::: EXTRACTED DATA

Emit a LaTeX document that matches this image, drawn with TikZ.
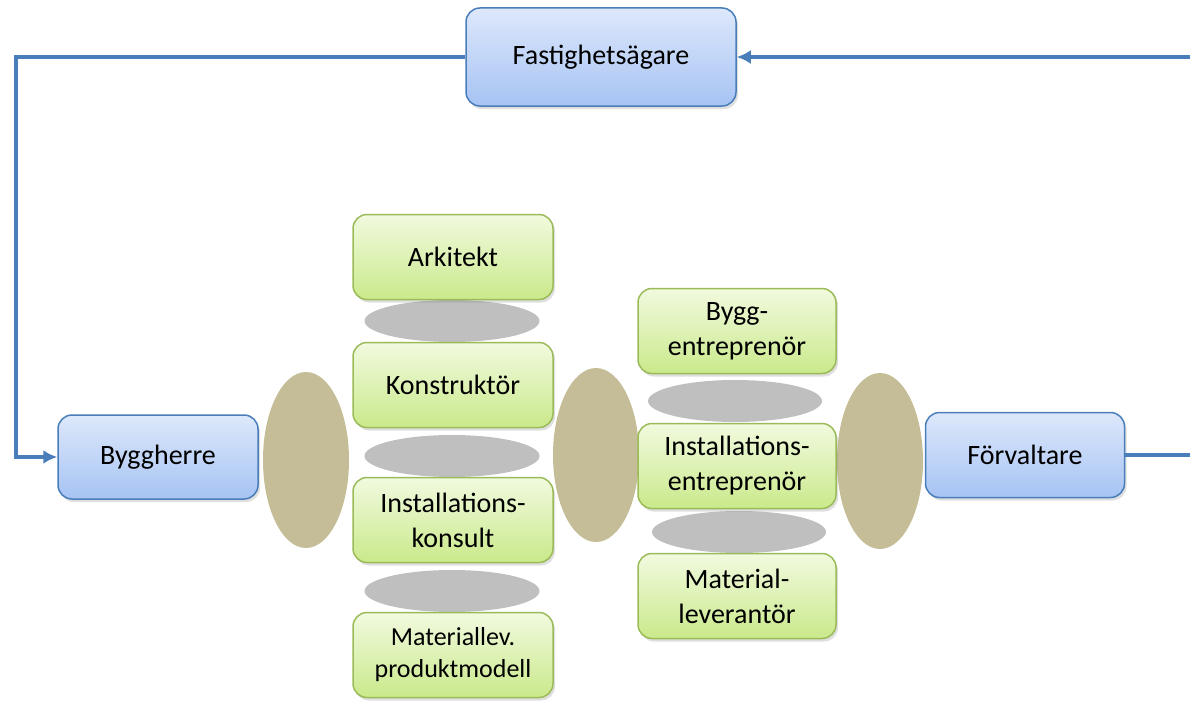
\documentclass[tikz,border=0pt]{standalone}
\usepackage{fontspec}
\setmainfont{Carlito}
\usepackage{tikz}
\usetikzlibrary{arrows.meta}
\usetikzlibrary{shapes.geometric}
\usetikzlibrary{shadows}
\definecolor{rolline}{HTML}{4A7EBB}
\definecolor{roltop}{HTML}{DDE8FB}
\definecolor{rolbot}{HTML}{A6C3F3}
\definecolor{aktline}{HTML}{9BBB59}
\definecolor{akttop}{HTML}{F1FADF}
\definecolor{aktbot}{HTML}{CAE98A}
\definecolor{gransfill}{HTML}{C4BD97}
\definecolor{grafill}{HTML}{BFBFBF}

\begin{document}
\begin{tikzpicture}[x=1pt,y=-1pt]
\tikzset{>={Latex[width=14pt,length=14pt]}}
\tikzstyle{roll} =[draw=rolline, line width=1.5pt, rounded corners=14pt, top color=roltop, bottom color=rolbot, minimum width=270pt, minimum height=98pt, inner sep=0pt, align=center, font=\fontsize{28}{34}\selectfont, drop shadow={opacity=0.25, shadow xshift=2pt, shadow yshift=-3pt}]
\tikzstyle{akt} =[draw=aktline, line width=1.5pt, rounded corners=14pt, top color=akttop, bottom color=aktbot, minimum width=200pt, minimum height=85pt, inner sep=0pt, align=center, font=\fontsize{28}{35}\selectfont, drop shadow={opacity=0.25, shadow xshift=2pt, shadow yshift=-3pt}]
\tikzstyle{grans} =[ellipse, fill=gransfill, minimum width=86pt, minimum height=176pt, inner sep=0pt]
\tikzstyle{lank} =[ellipse, fill=grafill, minimum width=175pt, minimum height=42pt, inner sep=0pt]
\tikzstyle{flow} =[draw=rolline, line width=3.5pt]

\useasboundingbox (0,0) rectangle (1190,701);

% roller
\node[roll](fast) at (601,57){Fastighetsägare};
\node[roll,minimum width=200pt,minimum height=84pt](bygg) at (158,457){Byggherre};
\node[roll,minimum width=199pt,minimum height=85pt](forv) at (1025,455){Förvaltare};

% gränser
\node[grans](g1) at (306,460){};
\node[grans,minimum height=174pt](g2) at (596,455){};
\node[grans](g3) at (880,461){};

% projektering
\node[lank](l1) at (452,321){};
\node[lank](l2) at (452,456){};
\node[lank](l3) at (452,591){};
\node[akt](ark) at (453,257){Arkitekt};
\node[akt](kon) at (453,385){Konstruktör};
\node[akt](ikon) at (453,520){Installations-\\konsult};
\node[akt,font=\fontsize{26}{32}\selectfont](mlev) at (453,655){Materiallev.\\produktmodell};

% produktion
\node[lank,minimum width=174pt](l4) at (735,401){};
\node[lank,minimum width=174pt](l5) at (739,532){};
\node[akt,minimum width=198pt](bent) at (737,331){Bygg-\\entreprenör};
\node[akt,minimum width=198pt](ient) at (737,466){Installations-\\entreprenör};
\node[akt,minimum width=198pt](mlev2) at (737,596){Material-\\leverantör};

% flöden
\coordinate (hit) at (1190,57);
\coordinate (ut) at (1190,455);
\draw [->,flow] (fast.west) -- (16,57) |- (bygg.west);
\draw [->,flow] (hit) -- (fast.east);
\draw [flow] (forv.east) -- (ut);
\end{tikzpicture}
\end{document}
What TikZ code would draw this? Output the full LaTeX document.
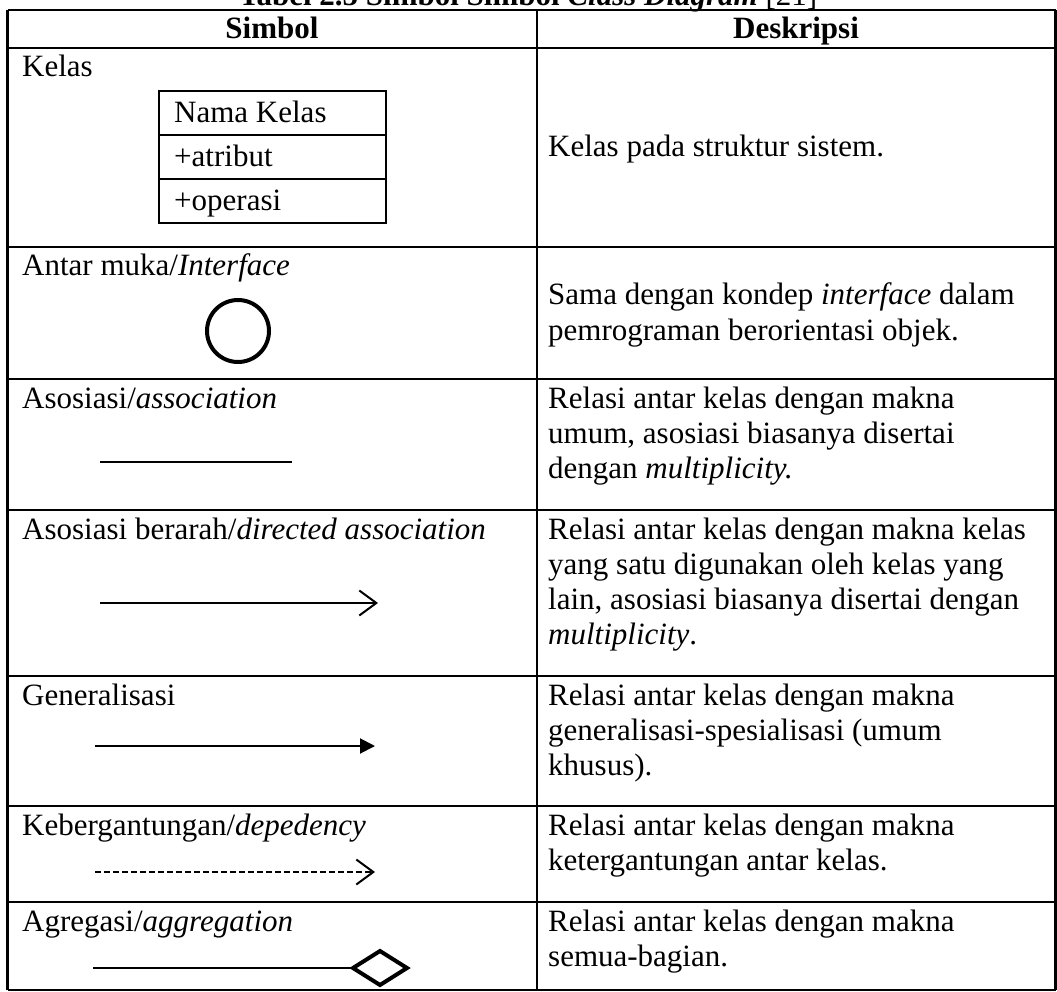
\documentclass[tikz,border=0pt]{standalone}
\usepackage{fontspec}
\setmainfont{Liberation Serif}
\usetikzlibrary{arrows.meta}
\begin{document}
\begin{tikzpicture}[x=1pt,y=-1pt,
  grid/.style={line width=2.3pt},
  txt/.style={anchor=base west, inner sep=0pt, font=\fontsize{31}{35}\selectfont},
  hdr/.style={anchor=base, inner sep=0pt, font=\fontsize{31}{35}\selectfont\bfseries},
  sym/.style={line width=2pt},
  openhead/.style={-{Straight Barb[length=17pt,width=25pt,line width=2pt]}},
  fillhead/.style={-{Triangle[length=15pt,width=15pt]}}]
\useasboundingbox (0,0) rectangle (1057,992);
\clip (0,0) rectangle (1057,992);
% title
\node[hdr] (title) at (528,6) {Tabel 2.5 Simbol Simbol \textit{Class Diagram} \mdseries[21]};
% table grid
\foreach \yy in {10,48,247,379,510,676,806,902,990}
  \draw[grid] (7.5,\yy) -- (1055.5,\yy);
\foreach \xx in {7.5,537,1055.5}
  \draw[grid] (\xx,10) -- (\xx,990);
% header
\node[hdr] (h1) at (272,39) {Simbol};
\node[hdr] (h2) at (796,39) {Deskripsi};
% row 1: class
\node[txt] (l1) at (22,77) {Kelas};
\draw[line width=2.4pt] (159,91) rectangle (386,223);
\draw[line width=2.4pt] (159,135) -- (386,135);
\draw[line width=2.4pt] (159,179) -- (386,179);
\node[txt] (c1) at (174,123) {Nama Kelas};
\node[txt] (c2) at (174,167) {+atribut};
\node[txt] (c3) at (174,211) {+operasi};
\node[txt] (d1) at (548,157) {Kelas pada struktur sistem.};
% row 2: interface
\node[txt] (l2) at (22,276) {Antar muka/\textit{Interface}};
\draw[line width=4pt] (238,331) circle (31);
\node[txt] (d2a) at (548,305) {Sama dengan kondep \textit{interface} dalam};
\node[txt] (d2b) at (548,340) {pemrograman berorientasi objek.};
% row 3: association
\node[txt] (l3) at (22,408) {Asosiasi/\textit{association}};
\coordinate (a3s) at (100,462);
\coordinate (a3e) at (292,462);
\draw[sym] (a3s) -- (a3e);
\node[txt] (d3a) at (548,408) {Relasi antar kelas dengan makna};
\node[txt] (d3b) at (548,443) {umum, asosiasi biasanya disertai};
\node[txt] (d3c) at (548,478) {dengan \textit{multiplicity.}};
% row 4: directed association
\node[txt] (l4) at (22,539) {Asosiasi berarah/\textit{directed association}};
\coordinate (a4s) at (100,603);
\coordinate (a4e) at (378,603);
\draw[sym,openhead] (a4s) -- (a4e);
\node[txt] (d4a) at (548,539) {Relasi antar kelas dengan makna kelas};
\node[txt] (d4b) at (548,574) {yang satu digunakan oleh kelas yang};
\node[txt] (d4c) at (548,609) {lain, asosiasi biasanya disertai dengan};
\node[txt] (d4d) at (548,644) {\textit{multiplicity}.};
% row 5: generalization
\node[txt] (l5) at (22,705) {Generalisasi};
\coordinate (a5s) at (95,746);
\coordinate (a5e) at (375,746);
\draw[sym,fillhead] (a5s) -- (a5e);
\node[txt] (d5a) at (548,705) {Relasi antar kelas dengan makna};
\node[txt] (d5b) at (548,740) {generalisasi-spesialisasi (umum};
\node[txt] (d5c) at (548,775) {khusus).};
% row 6: dependency
\node[txt] (l6) at (22,835) {Kebergantungan/\textit{depedency}};
\coordinate (a6s) at (95,872);
\coordinate (a6e) at (375,872);
\draw[sym,dash pattern=on 6pt off 3pt,openhead] (a6s) -- (a6e);
\node[txt] (d6a) at (548,835) {Relasi antar kelas dengan makna};
\node[txt] (d6b) at (548,870) {ketergantungan antar kelas.};
% row 7: aggregation
\node[txt] (l7) at (22,931) {Agregasi/\textit{aggregation}};
\coordinate (a7s) at (93,968);
\coordinate (a7e) at (353,968);
\draw[sym] (a7s) -- (a7e);
\draw[line width=4pt,line join=miter,fill=white] (a7e) -- (380,951) -- (407,968) -- (380,985) -- cycle;
\node[txt] (d7a) at (548,931) {Relasi antar kelas dengan makna};
\node[txt] (d7b) at (548,966) {semua-bagian.};
\end{tikzpicture}
\end{document}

::::::

BRIEF -> Only the number is wanted: how many lines in the data include the string "this"?

EXERCISE RESPONSE -> 2